Der Rest der deutschen und europäischen Alttextilien wird derzeit hauptsächlich nach Afrika exportiert, oft auch unbrauchbare Kleidung. Das soll sich wohl in naher Zukunft ändern. Die Europäische Union will durchsetzen, dass nicht mehr nutzbare Kleidung nicht mehr in Drittstaaten exportiert wird und dort Abfall verursacht. So muss zukünftig in Europa mehr sortiert werden, wofür es aktuell zu wenig Fachpersonal gibt.
KI gestützten Bildanalyse
Genau hier setzt das Projekt CRTX an. Der schwarze Scanner ist mit einer KI gestützten Bildanalyse ausgestattet, die schon jetzt sekundenschnell die Produktart erkennt und ob sich das Kleidungsstück für den Second-Hand-Markt eignet oder eher recycelt werden soll. Ein weiterer Vorteil: Das Team um Karsten Pufahl beobachtet den aktuellen Modemarkt um Trends zu erkennen, trainiert damit die KI und hilft so den Second-Hand-Händlern, auf die Wünsche der Kundinnen und Kunden direkt eingehen zu können.
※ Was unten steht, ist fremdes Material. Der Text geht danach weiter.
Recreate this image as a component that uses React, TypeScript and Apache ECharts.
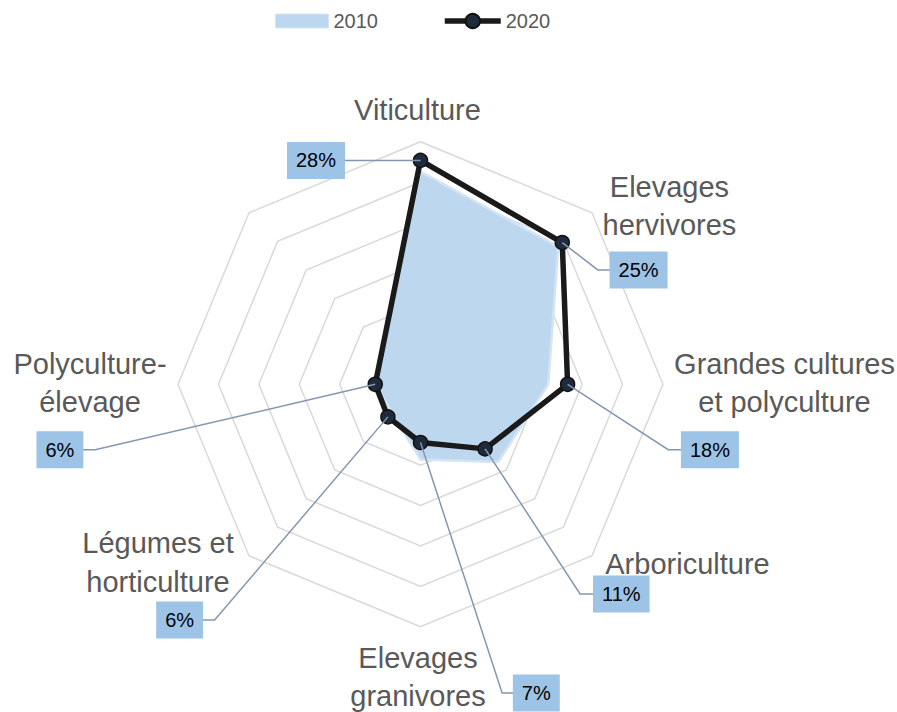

Dadurch sollen Kleidungsstücke vermehrt ein zweites Leben finden.
In Zukunft soll der Scanner noch weitere Produktmerkmale erkennen und so eine bestmögliche Verwertung ermöglichen. An dieser hochwertigen Sortierung wird im Folgeprojekt gearbeitet, dass seit Mitte des Jahres läuft und durch das Bundesministerium für Wirtschaft und Klima mit rund 2,3 Millionen Euro gefördert wird, davon 1,3 Millionen Euro für die TU Berlin. Aktuell steht der Scanner bei einem großen Recyclingunternehmen in Hamburg, wo die KI anhand von tausenden Kleidungsstücken verschiedene Qualitätsstufen lernen soll. Interessenten für das Endprodukt gibt es bereits, eine Patentanmeldung läuft ebenfalls.